**Requirement:**
For the entries below, copy exactly the line that contains "Emit a Python" through the line that contains "import matplotlib.pyplot as plt", both ends included, and exclude all pictures.

**Input records:**

---*---

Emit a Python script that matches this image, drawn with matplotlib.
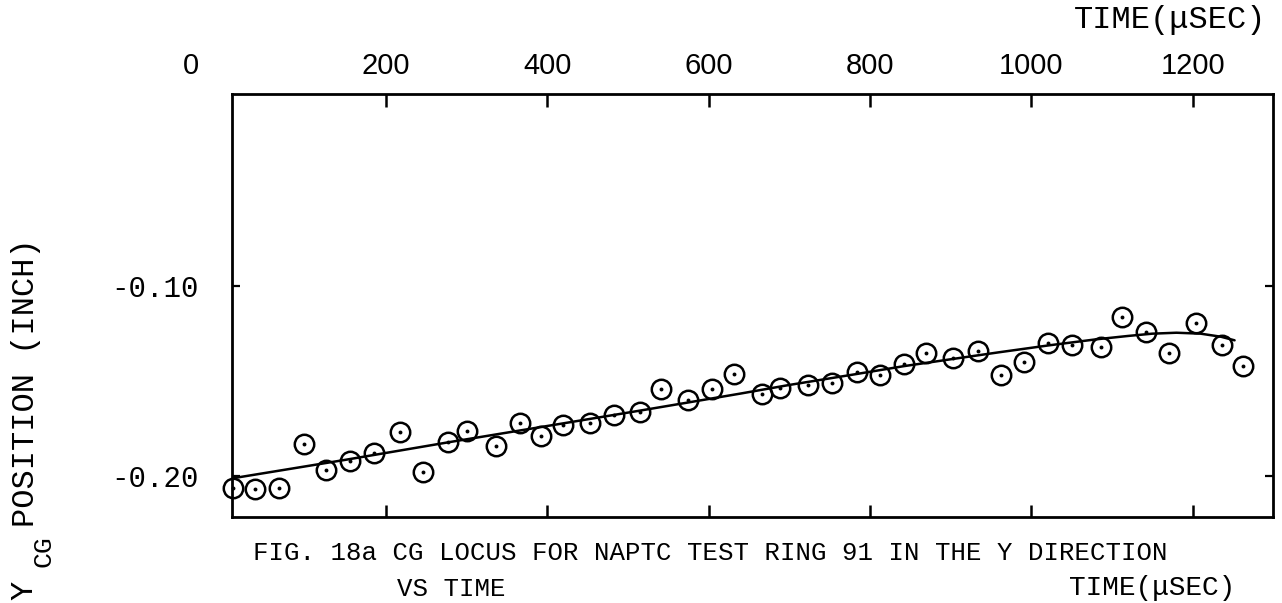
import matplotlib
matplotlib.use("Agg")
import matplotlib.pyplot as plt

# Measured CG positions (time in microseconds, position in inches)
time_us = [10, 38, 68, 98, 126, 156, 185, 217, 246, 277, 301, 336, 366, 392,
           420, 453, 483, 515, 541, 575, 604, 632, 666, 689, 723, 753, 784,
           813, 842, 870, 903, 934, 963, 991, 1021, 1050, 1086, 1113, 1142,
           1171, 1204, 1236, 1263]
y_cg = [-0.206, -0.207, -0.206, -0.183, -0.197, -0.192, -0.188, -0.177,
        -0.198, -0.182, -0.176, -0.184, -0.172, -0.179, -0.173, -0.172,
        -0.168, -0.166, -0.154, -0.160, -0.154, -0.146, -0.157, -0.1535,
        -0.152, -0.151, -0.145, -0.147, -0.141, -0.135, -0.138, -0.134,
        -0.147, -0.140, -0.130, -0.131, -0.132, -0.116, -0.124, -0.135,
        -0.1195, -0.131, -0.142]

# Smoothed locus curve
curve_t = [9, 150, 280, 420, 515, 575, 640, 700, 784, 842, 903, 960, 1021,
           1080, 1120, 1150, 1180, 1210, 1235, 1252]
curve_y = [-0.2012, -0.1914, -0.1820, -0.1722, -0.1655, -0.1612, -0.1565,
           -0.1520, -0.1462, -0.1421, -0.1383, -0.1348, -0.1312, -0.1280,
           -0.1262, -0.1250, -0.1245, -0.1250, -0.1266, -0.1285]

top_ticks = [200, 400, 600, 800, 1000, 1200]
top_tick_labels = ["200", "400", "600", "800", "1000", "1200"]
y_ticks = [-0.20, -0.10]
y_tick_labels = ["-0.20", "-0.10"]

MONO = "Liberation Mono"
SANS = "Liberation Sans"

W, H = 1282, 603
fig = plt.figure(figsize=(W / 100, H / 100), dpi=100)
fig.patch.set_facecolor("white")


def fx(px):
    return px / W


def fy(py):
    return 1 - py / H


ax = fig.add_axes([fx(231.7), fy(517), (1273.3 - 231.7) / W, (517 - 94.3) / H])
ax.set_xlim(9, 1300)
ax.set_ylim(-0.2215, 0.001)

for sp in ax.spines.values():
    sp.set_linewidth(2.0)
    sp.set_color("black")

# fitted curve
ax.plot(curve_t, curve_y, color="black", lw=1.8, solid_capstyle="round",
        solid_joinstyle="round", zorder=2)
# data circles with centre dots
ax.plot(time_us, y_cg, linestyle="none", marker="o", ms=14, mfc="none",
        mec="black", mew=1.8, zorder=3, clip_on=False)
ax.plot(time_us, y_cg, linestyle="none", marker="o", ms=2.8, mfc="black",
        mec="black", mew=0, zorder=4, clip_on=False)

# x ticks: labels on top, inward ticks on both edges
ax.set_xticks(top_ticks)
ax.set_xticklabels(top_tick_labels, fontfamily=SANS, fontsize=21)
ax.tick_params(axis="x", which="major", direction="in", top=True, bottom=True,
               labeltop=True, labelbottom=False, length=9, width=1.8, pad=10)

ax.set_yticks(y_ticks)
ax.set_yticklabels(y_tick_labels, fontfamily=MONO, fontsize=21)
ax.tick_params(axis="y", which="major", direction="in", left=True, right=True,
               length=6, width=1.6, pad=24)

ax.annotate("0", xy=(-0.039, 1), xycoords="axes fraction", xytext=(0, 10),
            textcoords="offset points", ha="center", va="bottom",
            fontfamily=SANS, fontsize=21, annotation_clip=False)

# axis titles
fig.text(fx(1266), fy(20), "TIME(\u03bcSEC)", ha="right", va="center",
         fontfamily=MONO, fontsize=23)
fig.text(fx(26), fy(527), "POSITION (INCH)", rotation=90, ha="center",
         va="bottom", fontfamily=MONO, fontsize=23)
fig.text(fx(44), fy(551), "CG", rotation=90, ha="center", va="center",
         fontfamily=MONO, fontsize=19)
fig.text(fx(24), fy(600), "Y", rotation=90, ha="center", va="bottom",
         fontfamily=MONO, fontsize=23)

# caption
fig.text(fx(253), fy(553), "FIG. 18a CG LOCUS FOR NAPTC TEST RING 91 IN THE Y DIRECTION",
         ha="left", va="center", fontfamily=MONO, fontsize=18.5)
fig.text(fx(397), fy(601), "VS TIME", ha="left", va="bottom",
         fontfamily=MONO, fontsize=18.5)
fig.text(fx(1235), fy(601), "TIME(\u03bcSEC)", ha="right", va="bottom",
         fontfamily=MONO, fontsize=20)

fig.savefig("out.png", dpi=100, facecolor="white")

---*---

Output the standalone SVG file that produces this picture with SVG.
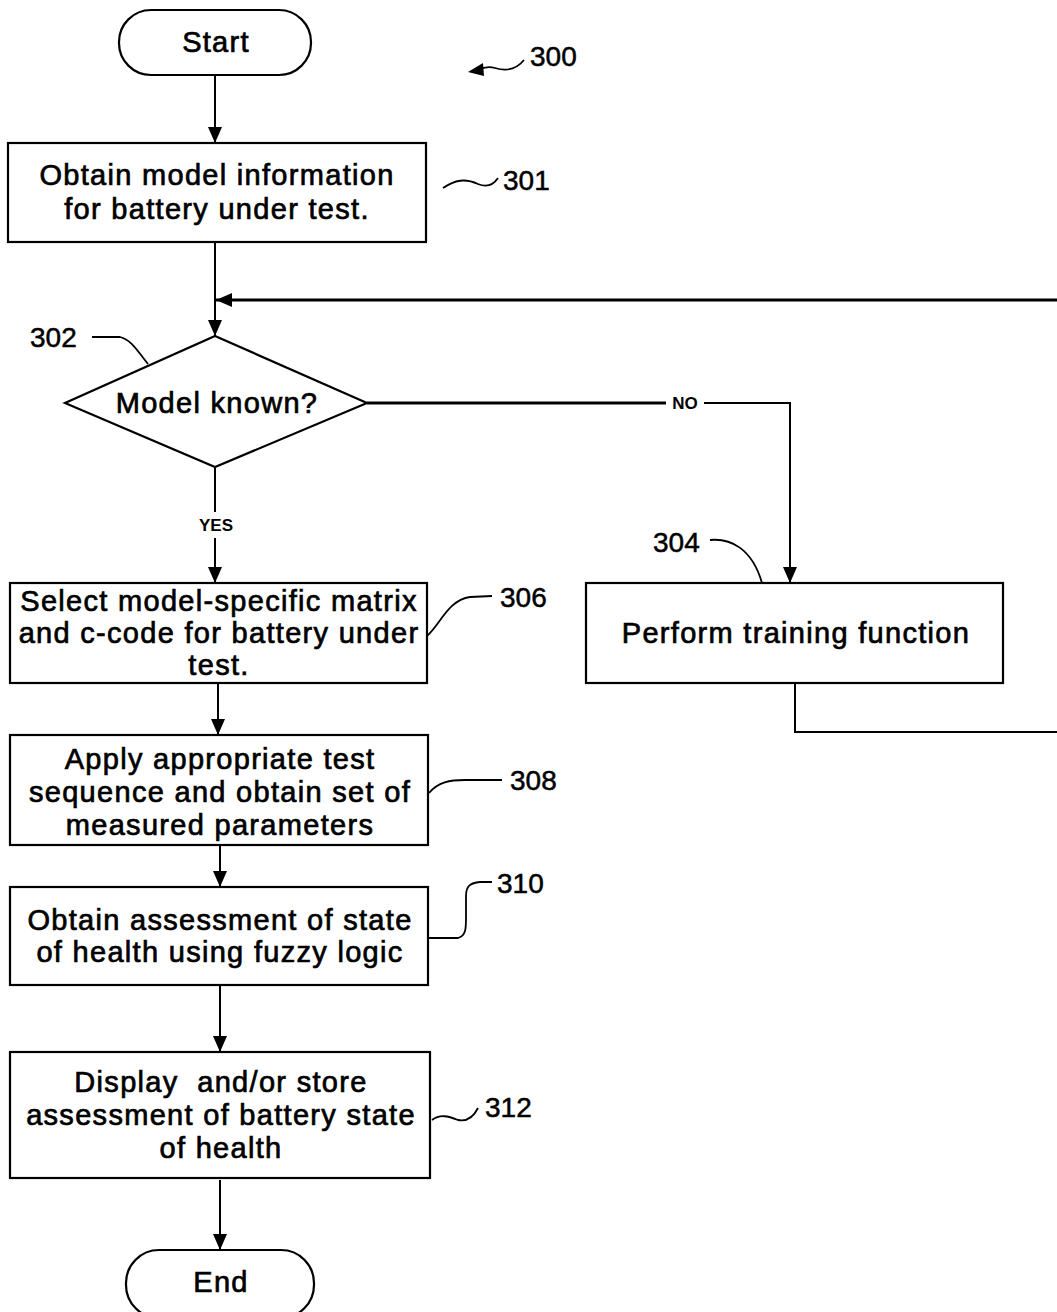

---*---

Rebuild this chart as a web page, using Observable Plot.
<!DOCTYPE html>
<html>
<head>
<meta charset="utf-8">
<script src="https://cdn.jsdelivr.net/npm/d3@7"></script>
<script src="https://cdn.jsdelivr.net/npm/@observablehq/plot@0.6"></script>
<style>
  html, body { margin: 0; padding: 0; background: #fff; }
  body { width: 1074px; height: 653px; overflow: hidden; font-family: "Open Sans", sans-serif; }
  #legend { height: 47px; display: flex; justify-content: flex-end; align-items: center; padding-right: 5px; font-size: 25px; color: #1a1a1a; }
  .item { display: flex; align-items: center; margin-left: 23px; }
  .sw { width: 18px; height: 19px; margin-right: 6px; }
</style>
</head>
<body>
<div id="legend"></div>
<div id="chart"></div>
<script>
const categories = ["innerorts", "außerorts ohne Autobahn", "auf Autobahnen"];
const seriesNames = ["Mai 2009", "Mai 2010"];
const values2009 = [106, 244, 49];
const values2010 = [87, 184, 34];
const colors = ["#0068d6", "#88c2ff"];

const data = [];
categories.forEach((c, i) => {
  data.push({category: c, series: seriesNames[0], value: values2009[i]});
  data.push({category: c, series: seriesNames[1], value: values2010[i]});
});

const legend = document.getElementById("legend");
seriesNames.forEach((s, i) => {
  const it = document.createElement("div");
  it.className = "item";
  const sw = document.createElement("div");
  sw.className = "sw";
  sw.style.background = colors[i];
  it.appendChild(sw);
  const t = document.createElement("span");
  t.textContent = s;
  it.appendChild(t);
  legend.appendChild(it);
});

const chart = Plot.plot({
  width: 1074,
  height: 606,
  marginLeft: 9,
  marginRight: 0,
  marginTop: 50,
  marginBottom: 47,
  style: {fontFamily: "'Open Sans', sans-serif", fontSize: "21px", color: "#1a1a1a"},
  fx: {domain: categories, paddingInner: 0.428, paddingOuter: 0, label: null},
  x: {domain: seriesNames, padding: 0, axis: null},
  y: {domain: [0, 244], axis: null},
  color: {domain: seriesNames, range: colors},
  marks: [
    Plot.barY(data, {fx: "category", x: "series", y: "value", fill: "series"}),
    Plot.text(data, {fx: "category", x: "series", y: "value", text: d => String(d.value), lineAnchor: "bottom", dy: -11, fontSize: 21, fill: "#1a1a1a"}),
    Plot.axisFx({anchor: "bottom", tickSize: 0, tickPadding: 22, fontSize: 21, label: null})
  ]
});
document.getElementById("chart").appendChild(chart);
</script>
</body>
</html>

---*---

**Correct result:**
Emit a Python script that matches this image, drawn with matplotlib.
import matplotlib
matplotlib.use("Agg")
import matplotlib.pyplot as plt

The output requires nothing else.